WHAT TO WORK ON: Print the records below exactly, from the line containing "Generate a component" down to the line containing "import * as", both lines included, and omit every picture.

## Begin RAW RECORDS

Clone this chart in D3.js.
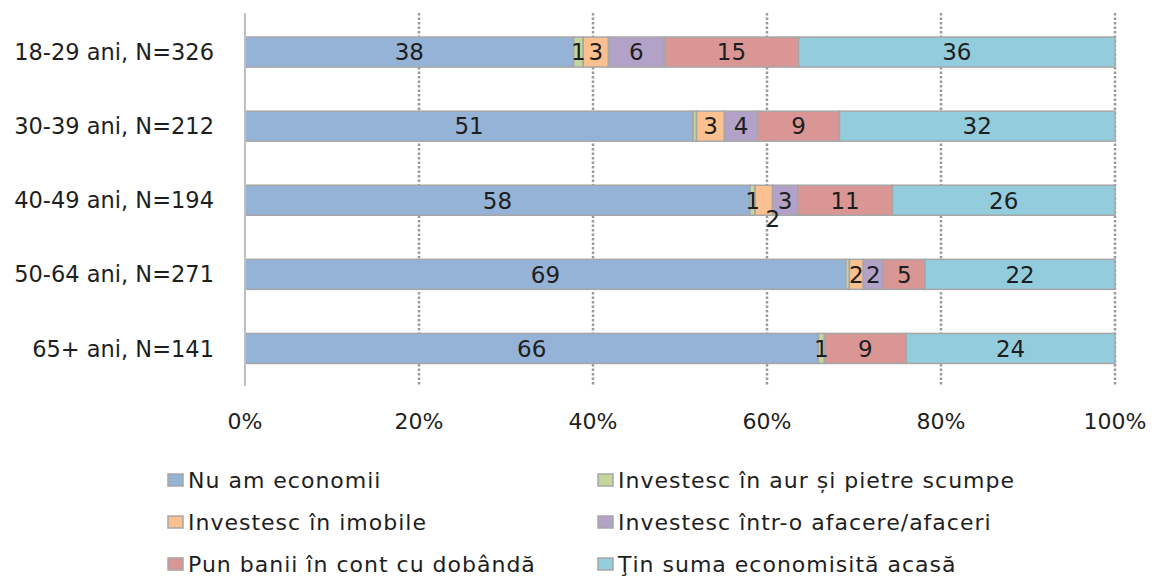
<!DOCTYPE html>
<html>
<head>
<meta charset="utf-8">
<script src="https://cdn.jsdelivr.net/npm/d3@7"></script>
<style>
  html, body { margin: 0; padding: 0; background: #fff; }
  svg { display: block; font-family: "DejaVu Sans", sans-serif; }
</style>
</head>
<body>
<svg id="chart" width="1152" height="588"></svg>
<script>
// ---- data ----
const categories = ["18-29 ani, N=326", "30-39 ani, N=212", "40-49 ani, N=194", "50-64 ani, N=271", "65+ ani, N=141"];
const seriesNames = ["Nu am economii", "Investesc în aur și pietre scumpe", "Investesc în imobile",
                     "Investesc într-o afacere/afaceri", "Pun banii în cont cu dobândă", "Ţin suma economisită acasă"];
const nuAmEconomii = [37.7, 51.4, 58.1, 69.0, 65.9];
const aurPietre    = [1.1, 0.4, 0.6, 0.4, 0.7];
const imobile      = [2.9, 3.2, 2.0, 1.6, 0];
const afacere      = [6.4, 3.8, 2.9, 2.3, 0];
const contDobanda  = [15.4, 9.4, 10.9, 4.8, 9.4];
const acasa        = [36.3, 31.6, 25.6, 21.8, 24.0];
const tickValues = [0, 0.2, 0.4, 0.6, 0.8, 1.0];
const tickLabels = ["0%", "20%", "40%", "60%", "80%", "100%"];

const seriesValues = [nuAmEconomii, aurPietre, imobile, afacere, contDobanda, acasa];
const colors = ["#95B3D7", "#C3D69B", "#FAC090", "#B3A2C7", "#D99694", "#93CDDD"];

// table for d3.stack
const rows = categories.map((c, i) => {
  const r = { cat: c };
  seriesNames.forEach((s, j) => r[s] = seriesValues[j][i]);
  return r;
});
const stacked = d3.stack().keys(seriesNames).offset(d3.stackOffsetExpand)(rows);

// ---- layout ----
const svg = d3.select("#chart");
const x = d3.scaleLinear().domain([0, 1]).range([245, 1115]);
const y = d3.scaleBand().domain(categories).range([15, 385.5]).paddingInner(0.595).paddingOuter(0.2975);
const textColor = "#1e1e1e";

// gridlines
svg.append("g").selectAll("line")
  .data(tickValues.filter(v => v > 0))
  .join("line")
  .attr("x1", d => x(d)).attr("x2", d => x(d))
  .attr("y1", 13).attr("y2", 386)
  .attr("stroke", "#9a9a9a").attr("stroke-width", 2.5)
  .attr("stroke-dasharray", "2.5,2");

// bars
const layer = svg.append("g").selectAll("g")
  .data(stacked).join("g")
  .attr("fill", (d, i) => colors[i]);
layer.selectAll("rect")
  .data(d => d.map(p => ({ p, cat: p.data.cat })))
  .join("rect")
  .attr("x", d => x(d.p[0]))
  .attr("y", d => y(d.cat))
  .attr("width", d => Math.max(0, x(d.p[1]) - x(d.p[0])))
  .attr("height", y.bandwidth())
  .attr("stroke", "#a6a6a6").attr("stroke-width", 1.5);

// y axis line
svg.append("line")
  .attr("x1", 245).attr("x2", 245).attr("y1", 13).attr("y2", 386)
  .attr("stroke", "#bfbfbf").attr("stroke-width", 2);

// value labels
const nudges = { "40-49 ani, N=194|Investesc în imobile": [9, 18] };
stacked.forEach((s, si) => {
  s.forEach((p, ci) => {
    const v = seriesValues[si][ci];
    if (v < 0.5) return;
    const key = categories[ci] + "|" + seriesNames[si];
    const n = nudges[key] || [0, 0];
    svg.append("text")
      .attr("x", (x(p[0]) + x(p[1])) / 2 + n[0])
      .attr("y", y(categories[ci]) + y.bandwidth() / 2 + n[1])
      .attr("dy", "0.36em")
      .attr("text-anchor", "middle")
      .attr("font-size", 23)
      .attr("fill", textColor)
      .text(Math.round(v));
  });
});

// category labels
svg.append("g").selectAll("text")
  .data(categories).join("text")
  .attr("x", 214)
  .attr("y", d => y(d) + y.bandwidth() / 2)
  .attr("dy", "0.36em")
  .attr("text-anchor", "end")
  .attr("font-size", 22.5)
  .attr("fill", textColor)
  .text(d => d);

// x tick labels
svg.append("g").selectAll("text")
  .data(tickValues).join("text")
  .attr("x", d => x(d))
  .attr("y", 421)
  .attr("dy", "0.36em")
  .attr("text-anchor", "middle")
  .attr("font-size", 22)
  .attr("fill", textColor)
  .text((d, i) => tickLabels[i]);

// legend
const legCols = [168, 598];
const legRows = [480, 522, 564];
const leg = svg.append("g").selectAll("g")
  .data(seriesNames).join("g")
  .attr("transform", (d, i) => `translate(${legCols[i % 2]},${legRows[Math.floor(i / 2)]})`);
leg.append("rect")
  .attr("x", 0).attr("y", -6).attr("width", 15).attr("height", 12)
  .attr("fill", (d, i) => colors[i])
  .attr("stroke", "#a6a6a6").attr("stroke-width", 1.5);
leg.append("text")
  .attr("x", 20).attr("y", 0).attr("dy", "0.36em")
  .attr("font-size", 22)
  .attr("letter-spacing", 1)
  .attr("fill", textColor)
  .text(d => d);
</script>
</body>
</html>
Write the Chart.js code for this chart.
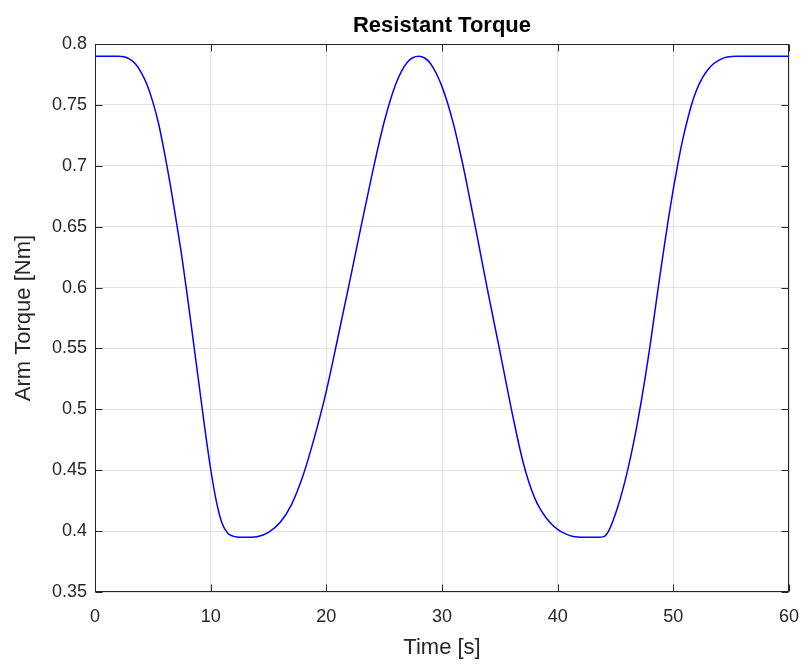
<!DOCTYPE html>
<html>
<head>
<meta charset="utf-8">
<script src="https://cdn.jsdelivr.net/npm/chart.js@4/dist/chart.umd.min.js"></script>
<style>
html,body{margin:0;padding:0;background:#ffffff;}
#wrap{width:805px;height:664px;position:relative;}
</style>
</head>
<body>
<div id="wrap"><canvas id="c" width="805" height="664"></canvas></div>
<script>
const chartTitle = 'Resistant Torque';
const xTitle = 'Time [s]';
const yTitle = 'Arm Torque [Nm]';

const time = [
  0, 1, 2, 2.5, 3.0, 3.5, 4.0, 4.5, 5.0, 5.5,
  6.0, 6.5, 7.0, 7.5, 8.0, 8.5, 9.0, 9.5, 10.0, 10.5,
  11.0, 11.5, 12.0, 12.5, 13.5, 14.0, 15, 16, 17, 18,
  19, 20, 21, 22, 23, 24, 25, 26, 27, 28,
  28.5, 29, 29.5, 30, 30.5, 31, 31.5, 32, 32.5, 33,
  34, 35, 36, 36.5, 37, 37.5, 38, 38.5, 39, 39.5,
  40, 40.5, 41, 41.5, 42, 43.5, 44.0, 44.4,
  44.8, 45.2, 45.6, 46.0, 46.4, 46.8, 47.2, 47.6, 48.0, 48.4,
  48.8, 49.2, 49.6, 50.0, 50.4, 50.8, 51.2, 51.6, 52.0, 52.5,
  53.0, 53.5, 54.0, 54.5, 55.0, 55.5, 58, 60
];
const torque = [
  0.790, 0.790, 0.790, 0.7895, 0.7875, 0.7835, 0.7765, 0.7665, 0.7525, 0.7345,
  0.711, 0.685, 0.656, 0.626, 0.592, 0.556, 0.520, 0.484, 0.451, 0.424,
  0.406, 0.398, 0.3957, 0.395, 0.395, 0.3953, 0.399, 0.407, 0.422, 0.446,
  0.478, 0.515, 0.559, 0.604, 0.650, 0.695, 0.736, 0.767, 0.785, 0.790,
  0.7885, 0.784, 0.776, 0.765, 0.751, 0.734, 0.714, 0.692, 0.668, 0.644,
  0.595, 0.548, 0.500, 0.4775, 0.457, 0.4405, 0.4275, 0.418, 0.411, 0.4055,
  0.4015, 0.3985, 0.3965, 0.3953, 0.395, 0.395, 0.3955, 0.400,
  0.409, 0.420, 0.433, 0.448, 0.465, 0.484, 0.505, 0.528, 0.553, 0.580,
  0.607, 0.633, 0.658, 0.681, 0.702, 0.721, 0.737, 0.751, 0.762, 0.772,
  0.779, 0.784, 0.787, 0.789, 0.7897, 0.790, 0.790, 0.790
];

const xTicks = [0, 10, 20, 30, 40, 50, 60];
const yTicks = [0.35, 0.4, 0.45, 0.5, 0.55, 0.6, 0.65, 0.7, 0.75, 0.8];

const FONT = '"Liberation Sans", Arial, Helvetica, sans-serif';
const AXIS_COLOR = '#262626';

const points = time.map((t, i) => ({ x: t, y: torque[i] }));

const framePlugin = {
  id: 'frame',
  afterDraw(chart) {
    const { ctx, chartArea: a, scales: { x, y } } = chart;
    ctx.save();
    ctx.strokeStyle = AXIS_COLOR;
    ctx.lineWidth = 1;
    const L = Math.round(a.left) + 0.5, R = Math.round(a.right) - 0.5;
    const T = Math.round(a.top) + 0.5, B = Math.round(a.bottom) - 0.5;
    ctx.strokeRect(L, T, R - L, B - T);
    const len = 7;
    ctx.beginPath();
    x.ticks.forEach(t => {
      const px = Math.round(x.getPixelForValue(t.value)) + 0.5;
      ctx.moveTo(px, B); ctx.lineTo(px, B - len);
      ctx.moveTo(px, T); ctx.lineTo(px, T + len);
    });
    y.ticks.forEach(t => {
      const py = Math.round(y.getPixelForValue(t.value)) + 0.5;
      ctx.moveTo(L, py); ctx.lineTo(L + len, py);
      ctx.moveTo(R, py); ctx.lineTo(R - len, py);
    });
    ctx.stroke();
    ctx.fillStyle = '#000000';
    ctx.font = 'bold 22px ' + FONT;
    ctx.textAlign = 'center';
    ctx.textBaseline = 'alphabetic';
    ctx.fillText(chartTitle, (a.left + a.right) / 2, 32);
    ctx.restore();
  }
};

new Chart(document.getElementById('c'), {
  type: 'line',
  data: {
    datasets: [{
      label: yTitle,
      data: points,
      borderColor: '#0000ff',
      borderWidth: 1.5,
      pointRadius: 0,
      fill: false,
      cubicInterpolationMode: 'monotone'
    }]
  },
  options: {
    responsive: false,
    animation: false,
    devicePixelRatio: 1,
    layout: { padding: { top: 44, right: 16, bottom: 0, left: 0 } },
    plugins: {
      legend: { display: false },
      tooltip: { enabled: false },
      title: { display: false }
    },
    scales: {
      x: {
        type: 'linear',
        min: 0, max: 60,
        afterBuildTicks: s => { s.ticks = xTicks.map(v => ({ value: v })); },
        afterFit: s => { s.height = 72; s.paddingLeft = 0; s.paddingRight = 0; },
        ticks: {
          color: AXIS_COLOR,
          font: { family: FONT, size: 18 },
          padding: 14,
          maxRotation: 0,
          callback: v => String(v)
        },
        grid: { color: '#e2e2e2', lineWidth: 1, drawTicks: false },
        border: { display: false },
        title: {
          display: true,
          text: xTitle,
          color: AXIS_COLOR,
          font: { family: FONT, size: 22 },
          padding: { top: 0, bottom: 3 }
        }
      },
      y: {
        type: 'linear',
        min: 0.35, max: 0.8,
        afterBuildTicks: s => { s.ticks = yTicks.map(v => ({ value: v })); },
        afterFit: s => { s.width = 95; s.paddingTop = 0; s.paddingBottom = 0; },
        ticks: {
          color: AXIS_COLOR,
          font: { family: FONT, size: 18 },
          padding: 8,
          callback: v => String(parseFloat(Number(v).toFixed(2)))
        },
        grid: { color: '#e2e2e2', lineWidth: 1, drawTicks: false },
        border: { display: false },
        title: {
          display: true,
          text: yTitle,
          color: AXIS_COLOR,
          font: { family: FONT, size: 22 },
          padding: { top: 11, bottom: 0 }
        }
      }
    }
  },
  plugins: [framePlugin]
});
</script>
</body>
</html>
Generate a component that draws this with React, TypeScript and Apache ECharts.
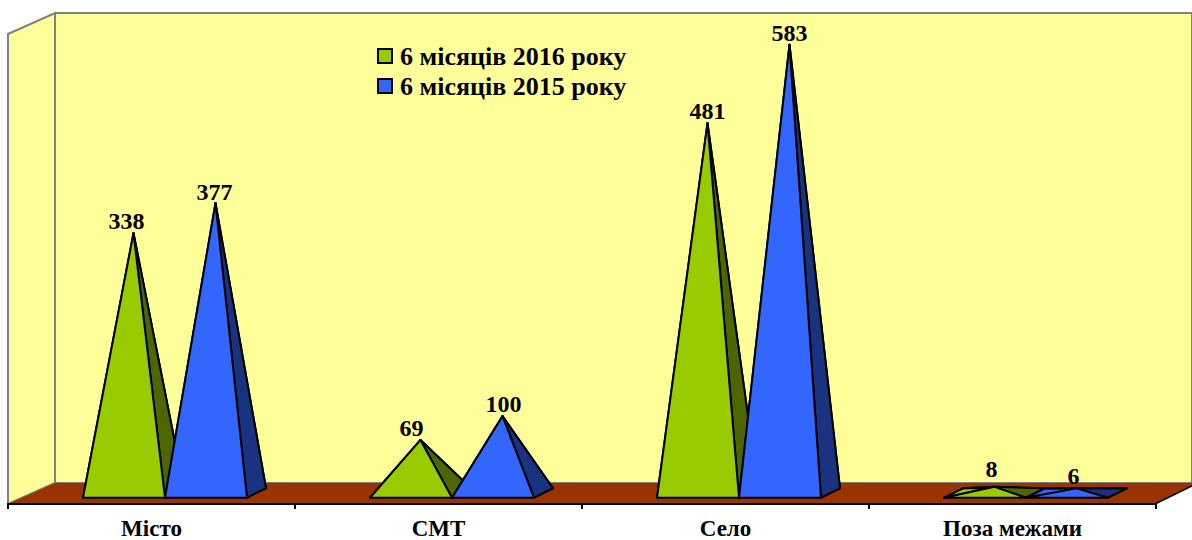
import React, { useEffect, useRef } from "react";
import * as echarts from "echarts";

const categories = ["Місто", "СМТ", "Село", "Поза межами"];
const seriesNames = ["6 місяців 2016 року", "6 місяців 2015 року"];
const values2016 = [338, 69, 481, 8];
const values2015 = [377, 100, 583, 6];
const frontColors = ["#99CC00", "#3366FF"];
const sideColors = ["#4D6600", "#1A3380"];
// small hand adjustments of the value labels, matching the reference
const labelShift2016 = [[-7, 0], [-9, 0], [0, 0], [-3, -6]];
const labelShift2015 = [[-1, 1], [1, 0], [0, 0], [-3, 0]];

const FONT = '"Liberation Serif", serif';
const BASE_RATIO = 0.2857;
const GAP_RATIO = 0.047;
const DEPTH_X = 19;
const DEPTH_Y = 9.5;

function pyramid(idx: number, shifts: number[][]) {
  return (params: any, api: any) => {
    const cat = api.value(0);
    const val = api.value(1);
    const pt = api.coord([cat, val]);
    const zero = api.coord([cat, 0]);
    const band = api.size([1, 0])[0];
    const w = band * BASE_RATIO;
    const left = pt[0] + band * GAP_RATIO - (idx === 0 ? w : 0);
    const right = left + w;
    const fy = zero[1] + DEPTH_Y / 2;
    const by = fy - DEPTH_Y;
    const apex = [(left + right) / 2 + DEPTH_X / 2, pt[1]];
    const s = shifts[params.dataIndex];
    const line = { stroke: "#000", lineWidth: 2, lineJoin: "round" };
    return {
      type: "group",
      children: [
        {
          type: "polygon",
          shape: { points: [[left, fy], [left + DEPTH_X, by], apex] },
          style: { fill: frontColors[idx], ...line },
        },
        {
          type: "polygon",
          shape: { points: [[left + DEPTH_X, by], [right + DEPTH_X, by], apex] },
          style: { fill: sideColors[idx], ...line },
        },
        {
          type: "polygon",
          shape: { points: [[right, fy], [right + DEPTH_X, by], apex] },
          style: { fill: sideColors[idx], ...line },
        },
        {
          type: "polygon",
          shape: { points: [[left, fy], [right, fy], apex] },
          style: { fill: frontColors[idx], ...line },
        },
        {
          type: "text",
          style: {
            x: apex[0] + s[0],
            y: apex[1] - 12 + s[1],
            text: String(val),
            fill: "#000",
            font: `bold 24px ${FONT}`,
            align: "center",
            verticalAlign: "middle",
          },
        },
      ],
    };
  };
}

export default function App() {
  const ref = useRef<HTMLDivElement>(null);
  useEffect(() => {
    document.body.style.margin = "0";
    const chart = echarts.init(ref.current!, undefined, { renderer: "svg" });
    const mk = (i: number, vals: number[], shifts: number[][]) => ({
      type: "custom",
      name: seriesNames[i],
      coordinateSystem: "cartesian2d",
      clip: false,
      itemStyle: { color: frontColors[i], borderColor: "#000", borderWidth: 1.5 },
      encode: { x: 0, y: 1 },
      data: vals.map((v, c) => [c, v]),
      renderItem: pyramid(i, shifts),
    });
    chart.setOption({
      animation: false,
      backgroundColor: "#fff",
      grid: { left: 8, width: 1148, top: 31.65, bottom: 44.75 },
      legend: {
        orient: "vertical",
        left: 372,
        top: 38,
        itemWidth: 14,
        itemHeight: 14,
        itemGap: 4,
        padding: 5,
        icon: "rect",
        textStyle: { fontFamily: FONT, fontWeight: "bold", fontSize: 26, color: "#000", padding: [0, 0, 0, 3] },
        data: seriesNames,
      },
      xAxis: {
        type: "category",
        data: categories,
        offset: 11,
        axisLine: { show: true, onZero: false, lineStyle: { color: "#000", width: 2 } },
        axisTick: { show: true, length: 5, lineStyle: { color: "#000", width: 2 } },
        axisLabel: { fontFamily: FONT, fontWeight: "bold", fontSize: 23, color: "#000", margin: 13 },
      },
      yAxis: { type: "value", min: 0, max: 600, show: false },
      graphic: [
        { type: "polygon", silent: true, shape: { points: [[55, 13], [1192, 13], [1192, 483], [55, 483]] }, style: { fill: "#FFFF99", stroke: "#808080", lineWidth: 2 } },
        { type: "polygon", silent: true, shape: { points: [[8, 34], [55, 13], [55, 483], [8, 504]] }, style: { fill: "#FFFF99", stroke: "#808080", lineWidth: 2 } },
        { type: "polygon", silent: true, shape: { points: [[8, 504], [55, 483], [1192, 483], [1192, 486], [1155, 504]] }, style: { fill: "#993300" } },
        { type: "line", silent: true, shape: { x1: 1155, y1: 504, x2: 1192, y2: 486 }, style: { stroke: "#000", lineWidth: 1.5 } },
      ],
      series: [mk(0, values2016, labelShift2016), mk(1, values2015, labelShift2015)],
    });
    return () => chart.dispose();
  }, []);
  return <div ref={ref} style={{ position: "fixed", left: 0, top: 0, width: 1192, height: 540 }} />;
}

## End RAW RECORDS

SOLUTION:
Generate a component that draws this with React, TypeScript and Apache ECharts.
import React, { useEffect, useRef } from "react";
import * as echarts from "echarts";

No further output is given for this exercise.